The truth is that Allah, glory unto Him, has created each being, including each and every particle of that being, for a purpose, in line with which He has endowed it with a suitable physical and spiritual structure. Placing man under the obligation of providing for the family, in order for them to see to that task in a manner most befitting, the Almighty has generally fashioned men with greater physical strength and spiritual fortitude. Women, on the other hand, have been entrusted with the duty of protecting the children, raising and safeguarding them and seeing to their needs when they are in their weakest and most vulnerable state. Their specific duties have required their souls, not their bodies, to be endowed with deeper feelings of sensitivity. Such that, in order to embrace and nurture children with a profound love and compassion during their most vulnerable phases, as a Divine gift, women are given refined emotions of sensitivity.
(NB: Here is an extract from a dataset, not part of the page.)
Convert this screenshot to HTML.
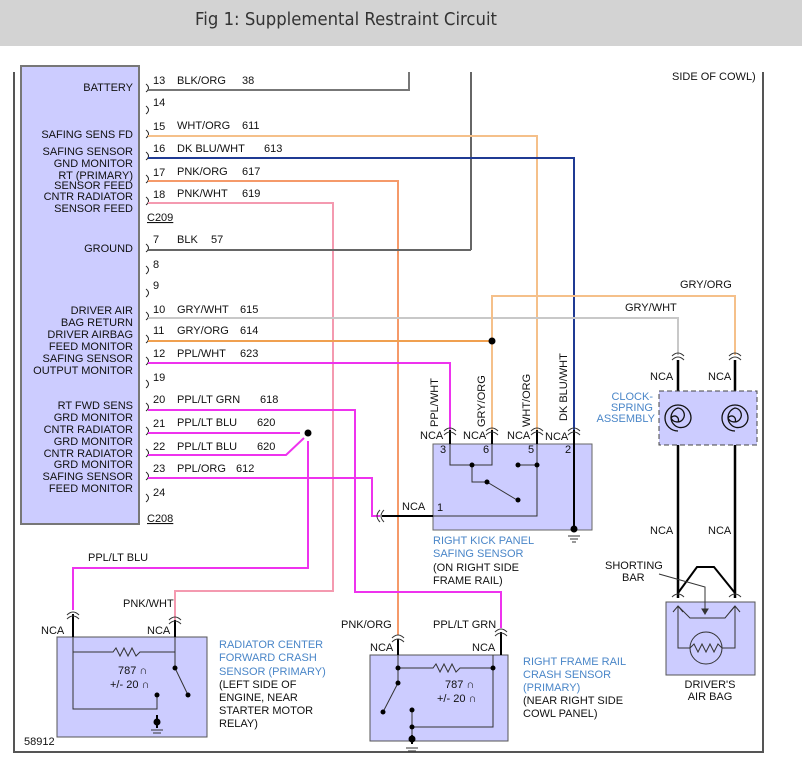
<!DOCTYPE html>
<html><head><meta charset="utf-8"><style>
body{margin:0;background:#fff;}
svg{display:block;font-family:"Liberation Sans",Arial,sans-serif;}
.t{font-size:11px;fill:#111;}
.b{font-size:11px;fill:#4a86c8;}
</style></head><body>
<svg width="802" height="764" viewBox="0 0 802 764" xmlns="http://www.w3.org/2000/svg">
<rect x="0" y="0" width="802" height="46" fill="#d3d3d3"/>
<text x="195" y="25" font-size="18" fill="#333" textLength="302" lengthAdjust="spacingAndGlyphs" font-family="'DejaVu Sans','Liberation Sans',sans-serif">Fig 1: Supplemental Restraint Circuit</text>

<!-- frame -->
<line x1="14" y1="72" x2="14" y2="753" stroke="#555" stroke-width="2"/>
<line x1="763" y1="72" x2="763" y2="753" stroke="#555" stroke-width="2"/>
<line x1="14" y1="752" x2="764" y2="752" stroke="#555" stroke-width="2"/>
<text class="t" x="672" y="80">SIDE OF COWL)</text>
<line x1="471" y1="72" x2="471" y2="250" stroke="#666" stroke-width="2"/>

<!-- module -->
<rect x="21" y="66" width="118" height="458" fill="#ccccff" stroke="#777" stroke-width="2"/>
<g class="t">
<text x="133" y="91" text-anchor="end">BATTERY</text>
<text x="133" y="138" text-anchor="end">SAFING SENS FD</text>
<text x="133" y="155" text-anchor="end">SAFING SENSOR</text>
<text x="133" y="167" text-anchor="end">GND MONITOR</text>
<text x="133" y="179" text-anchor="end">RT (PRIMARY)</text>
<text x="133" y="189" text-anchor="end">SENSOR FEED</text>
<text x="133" y="200" text-anchor="end">CNTR RADIATOR</text>
<text x="133" y="212" text-anchor="end">SENSOR FEED</text>
<text x="133" y="252" text-anchor="end">GROUND</text>
<text x="133" y="314" text-anchor="end">DRIVER AIR</text>
<text x="133" y="326" text-anchor="end">BAG RETURN</text>
<text x="133" y="338" text-anchor="end">DRIVER AIRBAG</text>
<text x="133" y="350" text-anchor="end">FEED MONITOR</text>
<text x="133" y="362" text-anchor="end">SAFING SENSOR</text>
<text x="133" y="374" text-anchor="end">OUTPUT MONITOR</text>
<text x="133" y="409" text-anchor="end">RT FWD SENS</text>
<text x="133" y="421" text-anchor="end">GRD MONITOR</text>
<text x="133" y="433" text-anchor="end">CNTR RADIATOR</text>
<text x="133" y="445" text-anchor="end">GRD MONITOR</text>
<text x="133" y="457" text-anchor="end">CNTR RADIATOR</text>
<text x="133" y="468" text-anchor="end">GRD MONITOR</text>
<text x="133" y="480" text-anchor="end">SAFING SENSOR</text>
<text x="133" y="492" text-anchor="end">FEED MONITOR</text>
</g>

<g fill="none" stroke="#222" stroke-width="1">
<path d="M146 84 q5 4 0 8M146 106 q5 4 0 8M146 130 q5 4 0 8M146 152 q5 4 0 8M146 175 q5 4 0 8M146 197 q5 4 0 8M146 244 q5 4 0 8M146 266 q5 4 0 8M146 289 q5 4 0 8M146 312 q5 4 0 8M146 335 q5 4 0 8M146 357 q5 4 0 8M146 380 q5 4 0 8M146 403 q5 4 0 8M146 427 q5 4 0 8M146 449 q5 4 0 8M146 472 q5 4 0 8M146 494 q5 4 0 8"/>
</g>
<g class="t">
<text x="153" y="84">13</text><text x="177" y="84">BLK/ORG</text><text x="242" y="84">38</text>
<text x="153" y="106">14</text>
<text x="153" y="130">15</text><text x="177" y="129">WHT/ORG</text><text x="242" y="129">611</text>
<text x="153" y="152">16</text><text x="177" y="152">DK BLU/WHT</text><text x="264" y="152">613</text>
<text x="153" y="176">17</text><text x="177" y="175">PNK/ORG</text><text x="242" y="175">617</text>
<text x="153" y="198">18</text><text x="177" y="197">PNK/WHT</text><text x="242" y="197">619</text>
<text x="147" y="221" text-decoration="underline">C209</text>
<text x="153" y="243">7</text><text x="177" y="243">BLK</text><text x="211" y="243">57</text>
<text x="153" y="268">8</text>
<text x="153" y="289">9</text>
<text x="153" y="313">10</text><text x="177" y="313">GRY/WHT</text><text x="240" y="313">615</text>
<text x="153" y="334">11</text><text x="177" y="334">GRY/ORG</text><text x="240" y="334">614</text>
<text x="153" y="357">12</text><text x="177" y="357">PPL/WHT</text><text x="240" y="357">623</text>
<text x="153" y="381">19</text>
<text x="153" y="403">20</text><text x="177" y="403">PPL/LT GRN</text><text x="260" y="403">618</text>
<text x="153" y="427">21</text><text x="177" y="426">PPL/LT BLU</text><text x="257" y="426">620</text>
<text x="153" y="450">22</text><text x="177" y="450">PPL/LT BLU</text><text x="257" y="450">620</text>
<text x="153" y="472">23</text><text x="177" y="472">PPL/ORG</text><text x="236" y="472">612</text>
<text x="153" y="496">24</text>
<text x="147" y="522" text-decoration="underline">C208</text>
</g>

<g fill="none" stroke-width="2">
<polyline points="148,90 409,90 409,72" stroke="#777"/>
<polyline points="148,136 537,136 537,458" stroke="#f5c08a"/>
<polyline points="148,158 574,158 574,530" stroke="#1f3a93"/>
<polyline points="148,181 398,181 398,635" stroke="#f59a6a"/>
<polyline points="148,203 333,203 333,591 175,591 175,620" stroke="#f49ab0"/>
<polyline points="148,250 471,250" stroke="#666"/>
<polyline points="148,318 678,318 678,355" stroke="#c8c8c8"/>
<polyline points="148,341 492,341" stroke="#f0a050"/>
<polyline points="492,341 492,296 735,296 735,355" stroke="#f5c08a"/>
<polyline points="492,341 492,458" stroke="#f5c08a"/>
<polyline points="148,363 450,363 450,430" stroke="#ee33ee"/>
<polyline points="148,410 355,410 355,592 501,592 501,628" stroke="#ee33ee"/>
<polyline points="148,433 300,433" stroke="#ee33ee"/>
<polyline points="148,455 286,455 304,438" stroke="#ee33ee"/>
<polyline points="308,441 308,568 73,568 73,610" stroke="#ee33ee"/>
<polyline points="148,478 372,478 372,516 380,516" stroke="#ee33ee"/>
</g>
<circle cx="308" cy="433" r="3.5" fill="#000"/>
<circle cx="492" cy="341" r="3.5" fill="#000"/>
<text class="t" x="680" y="288">GRY/ORG</text>
<text class="t" x="625" y="311">GRY/WHT</text>
<text class="t" x="88" y="561">PPL/LT BLU</text>
<text class="t" x="123" y="607">PNK/WHT</text>
<text class="t" x="341" y="628">PNK/ORG</text>
<text class="t" x="433" y="628">PPL/LT GRN</text>

<!-- kick panel sensor -->
<rect x="433" y="444" width="159" height="86" fill="#ccccff" stroke="#666" stroke-width="1"/>
<g stroke="#000" fill="none" stroke-width="2">
<line x1="450" y1="430" x2="450" y2="444"/><line x1="492" y1="430" x2="492" y2="444"/><line x1="537" y1="430" x2="537" y2="444"/><line x1="574" y1="430" x2="574" y2="532"/>
<line x1="382" y1="516" x2="433" y2="516"/>
</g>
<g stroke="#333" fill="none" stroke-width="1">
<path d="M444 431 q6 -6 12 0M444 435 q6 -6 12 0M486 431 q6 -6 12 0M486 435 q6 -6 12 0M531 431 q6 -6 12 0M531 435 q6 -6 12 0M568 431 q6 -6 12 0M568 435 q6 -6 12 0"/>
<path d="M384 510 q-6 6 0 12M380 510 q-6 6 0 12"/>
<polyline points="450,444 450,465 492,465 492,444"/>
<polyline points="472,465 472,482 487,482 517,500"/>
<polyline points="518,465 537,465 537,444"/>
<polyline points="433,516 537,516 537,465"/>
<line x1="568" y1="536" x2="580" y2="536"/><line x1="570" y1="539" x2="578" y2="539"/><line x1="572" y1="542" x2="576" y2="542"/>
</g>
<g fill="#000"><circle cx="472" cy="465" r="2.5"/><circle cx="487" cy="482" r="2.5"/><circle cx="518" cy="500" r="2.5"/><circle cx="518" cy="465" r="2.5"/><circle cx="537" cy="465" r="2.5"/><circle cx="574" cy="529" r="3.5"/></g>
<g class="t"><text x="420" y="439">NCA</text><text x="463" y="439">NCA</text><text x="507" y="439">NCA</text><text x="545" y="440">NCA</text>
<text x="440" y="453">3</text><text x="483" y="453">6</text><text x="528" y="453">5</text><text x="565" y="453">2</text><text x="437" y="511">1</text><text x="402" y="510">NCA</text>
<text transform="translate(438,427) rotate(-90)">PPL/WHT</text>
<text transform="translate(485,427) rotate(-90)">GRY/ORG</text>
<text transform="translate(530,427) rotate(-90)">WHT/ORG</text>
<text transform="translate(567,421) rotate(-90)">DK BLU/WHT</text>
</g>
<text class="b" x="433" y="544">RIGHT KICK PANEL</text>
<text class="b" x="433" y="557">SAFING SENSOR</text>
<text class="t" x="433" y="571">(ON RIGHT SIDE</text>
<text class="t" x="433" y="584">FRAME RAIL)</text>

<!-- clockspring -->
<g stroke="#000" stroke-width="2.5" fill="none"><line x1="678" y1="360" x2="678" y2="598"/><line x1="735" y1="360" x2="735" y2="598"/></g>
<g stroke="#333" fill="none" stroke-width="1">
<path d="M672 356 q6 -6 12 0M672 360 q6 -6 12 0M729 356 q6 -6 12 0M729 360 q6 -6 12 0"/>
</g>
<rect x="659" y="391" width="98" height="54" fill="#ccccff" stroke="#444" stroke-dasharray="5,3"/>
<g stroke="#111" fill="none" stroke-width="1.3">
<path d="M678 431 A13 13 0 1 1 691 418 A10 10 0 1 1 678 408 A7 7 0 1 1 671 418 A4 4 0 1 1 678 422"/>
<path d="M735 431 A13 13 0 1 1 748 418 A10 10 0 1 1 735 408 A7 7 0 1 1 728 418 A4 4 0 1 1 735 422"/>
</g>
<g class="t"><text x="650" y="380">NCA</text><text x="708" y="380">NCA</text><text x="650" y="534">NCA</text><text x="708" y="534">NCA</text>
<text x="605" y="569">SHORTING</text><text x="622" y="581">BAR</text></g>
<text class="b" x="653" y="400" text-anchor="end">CLOCK-</text>
<text class="b" x="653" y="411" text-anchor="end">SPRING</text>
<text class="b" x="655" y="422" text-anchor="end">ASSEMBLY</text>

<!-- airbag -->
<polyline points="678,593 697,567 714,567 735,593" stroke="#000" stroke-width="2" fill="none"/>
<rect x="666" y="602" width="89" height="73" fill="#ccccff" stroke="#555"/>
<g stroke="#333" fill="none" stroke-width="1">
<path d="M672 597 q6 -6 12 0M729 597 q6 -6 12 0"/>
<polyline points="659,574 705,587 705,610"/>
<polygon points="702,609 708,609 705,614" fill="#333"/>
<polyline points="678,606 678,648 690,648"/><polyline points="735,606 735,648 722,648"/>
<polyline points="678,606 690,618 725,618 735,606"/>
<path d="M673 612 l5 -6 5 6M730 612 l5 -6 5 6"/>
<circle cx="706" cy="648" r="16"/>
<polyline points="690,648 694,644 698,652 702,644 706,652 710,644 714,652 718,644 722,648"/>
</g>
<text class="t" x="710" y="688" text-anchor="middle">DRIVER'S</text>
<text class="t" x="710" y="700" text-anchor="middle">AIR BAG</text>

<!-- radiator sensor -->
<rect x="57" y="637" width="150" height="100" fill="#ccccff" stroke="#555"/>
<g stroke="#000" stroke-width="2"><line x1="73" y1="614" x2="73" y2="637"/><line x1="175" y1="620" x2="175" y2="637"/><line x1="157" y1="715" x2="157" y2="728"/></g>
<g stroke="#333" fill="none" stroke-width="1">
<path d="M67 615 q6 -6 12 0M67 619 q6 -6 12 0M169 620 q6 -6 12 0M169 624 q6 -6 12 0"/>
<polyline points="73,637 73,709 157,709 157,695"/>
<polyline points="73,652 113,652 116,648 120,656 124,648 128,656 132,648 136,656 140,652 175,652 175,637"/>
<polyline points="175,652 175,668 188,695"/>
<line x1="151" y1="730" x2="163" y2="730"/><line x1="153" y1="733" x2="161" y2="733"/>
</g>
<g fill="#000"><circle cx="175" cy="668" r="2.5"/><circle cx="188" cy="695" r="2.5"/><circle cx="157" cy="695" r="2.5"/><circle cx="157" cy="722" r="3.5"/></g>
<g class="t"><text x="41" y="634">NCA</text><text x="147" y="634">NCA</text>
<text x="118" y="674">787 ∩</text><text x="110" y="688">+/- 20 ∩</text></g>
<text class="b" x="219" y="648">RADIATOR CENTER</text>
<text class="b" x="219" y="661">FORWARD CRASH</text>
<text class="b" x="219" y="675">SENSOR (PRIMARY)</text>
<g class="t"><text x="219" y="688">(LEFT SIDE OF</text><text x="219" y="701">ENGINE, NEAR</text><text x="219" y="714">STARTER MOTOR</text><text x="219" y="727">RELAY)</text></g>

<!-- right frame rail sensor -->
<rect x="370" y="655" width="138" height="86" fill="#ccccff" stroke="#555"/>
<g stroke="#000" stroke-width="2"><line x1="398" y1="639" x2="398" y2="655"/><line x1="501" y1="632" x2="501" y2="655"/><line x1="412" y1="735" x2="412" y2="744"/></g>
<g stroke="#333" fill="none" stroke-width="1">
<path d="M392 638 q6 -6 12 0M392 642 q6 -6 12 0M495 632 q6 -6 12 0M495 636 q6 -6 12 0"/>
<polyline points="398,655 398,668 433,668 436,664 440,672 444,664 448,672 452,664 456,672 460,668 493,668 493,655"/>
<polyline points="398,668 398,683 383,712"/>
<polyline points="493,668 493,727 412,727"/>
<line x1="412" y1="710" x2="412" y2="737"/>
<line x1="406" y1="748" x2="418" y2="748"/><line x1="408" y1="751" x2="416" y2="751"/>
</g>
<g fill="#000"><circle cx="398" cy="668" r="2.5"/><circle cx="493" cy="668" r="2.5"/><circle cx="398" cy="683" r="2.5"/><circle cx="383" cy="712" r="2.5"/><circle cx="412" cy="710" r="2.5"/><circle cx="412" cy="727" r="2.5"/><circle cx="412" cy="739" r="3.5"/></g>
<g class="t"><text x="370" y="651">NCA</text><text x="472" y="651">NCA</text>
<text x="445" y="688">787 ∩</text><text x="437" y="702">+/- 20 ∩</text></g>
<text class="b" x="523" y="665">RIGHT FRAME RAIL</text>
<text class="b" x="523" y="678">CRASH SENSOR</text>
<text class="b" x="523" y="691">(PRIMARY)</text>
<g class="t"><text x="523" y="704">(NEAR RIGHT SIDE</text><text x="523" y="717">COWL PANEL)</text></g>

<text class="t" x="24" y="745">58912</text>
</svg>
</body></html>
Only a negative outcome will emerge if the mother, a virtual fount of mercy through her precious configuration, is burdened with a task beyond her power and reason of creation.
Owing to these considerations, it could also be stated that there is a higher probability of a female misleading justice, by showing excess sympathy for the culprit. This is the exact wisdom lying beneath the Divine decree, which holds the testimonies of two female witnesses to count as one.
On the other hand, Islam regulates the process of testifying before law in close accordance with the psychological structures of human beings. For instance, the testimony of women alone is considered sufficient in specific circumstances involving incidents impossible for males to witness.
Those who use the question of the testimony of women as a pretext to indict Islam with holding a lower opinion of women, either fail to understand or do not even wish to understand that Islam, by virtue of taking into consideration the unchangeable predispositional nature of human beings, as well as the entire community, in establishing a balance of justice between rights and responsibilities, could never be further remote from such unfounded allegations.
Femininity is perfected through the protection and promotion of the wonderful capacities women have been given by the Almighty. If a woman directs her natural capabilities in the opposite direction of Divine resolve and bids farewell to her own reality, she will end up squandering all her worth, and in consequence will lose her inner peace, falling into despondency and misery. Worse still, the sanctuary that is the family will become derelict, and the fiber of society, in turn, will wither away.
Our age has seen the commencing of an artificial and unjust race for equality between men and women. In total defiance of the natural characteristics of women, the race strikes a major blow directly at the heart of the feminine qualities of women, including motherhood, and is consequently detrimental to the family institution. The unfortunately common contemporary practice of abortion, which is an upshot of this race, is the modern version of the practice of burying the female children alive so common in the Age of Ignorance. A mere difference of clothing is the only thing that separates the fatigued and lethargic women of our times from those of the Age of Ignorance. Without a doubt, this is a social catastrophe brought on by a spiritless, materialistic education.
 Ahmad, III, 352, 375.  Mecelle, article. 1685.